If you make a contract mandatory, you better use it

By Karen Powell

Imagine an agency plans to award multiple indefinite-delivery, indefinite-quantity contracts to provide IT for field offices. The typical contract minimum of $1,000 won’t even cover the costs of a proposal. But the agency’s multi-million-dollar annual IT budget looks very attractive. Several companies will decide to compete, and some will receive awards.

Now imagine that after award the agency orders the equipment from a General Services Administration schedule contract instead of the IDIQ. Can it do so without breaching the IDIQ awards?

Decisions by the Federal Court of Appeals and other venues say, “Maybe, maybe not.”

One such decision is Ace-Federal Reporters Inc. v. Barram. GSA had established a mandatory schedule for court reporting services. It awarded IDIQ contracts to ten companies. When some agencies ordered reporting services elsewhere, several of the contractors brought claims. The GSA Board of Contract Appeals held the diversion of requirements away from the schedule was not a breach.
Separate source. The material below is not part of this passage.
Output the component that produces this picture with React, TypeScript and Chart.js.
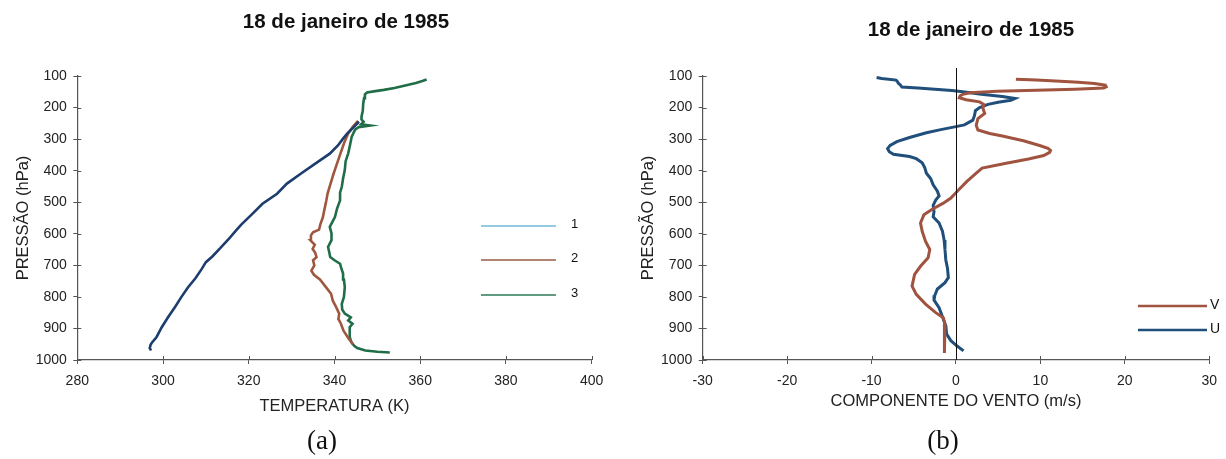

But the Court of Appeals reversed the GSBCA, finding that the government’s promise to order only from the schedule had “substantial business value.” The court also held the amount of each contractor’s damages could be calculated based on known factors such as the value of the off-schedule orders and each contractor’s market share.

However, the court’s next decision involving multiple awards seemed to say no damages could be claimed.

Travel Centre v. Barram also involved an appeal from the GSBCA. In this case, GSA had established a nonmandatory schedule for travel reservation services. It issued a request for proposals with estimates of the volume of business it expected from various regions.

Before any task orders were made, two agencies responsible for fifty percent of the volume in the Northeast region notified GSA that they would be issuing their own IDIQ contracts, yet GSA did not revise the estimates. Travel Centre received a contract for the affected area and filed a claim when the anticipated volume failed to materialize. The board found that GSA had breached the contract by inducing the contractor to bid based on the faulty estimates.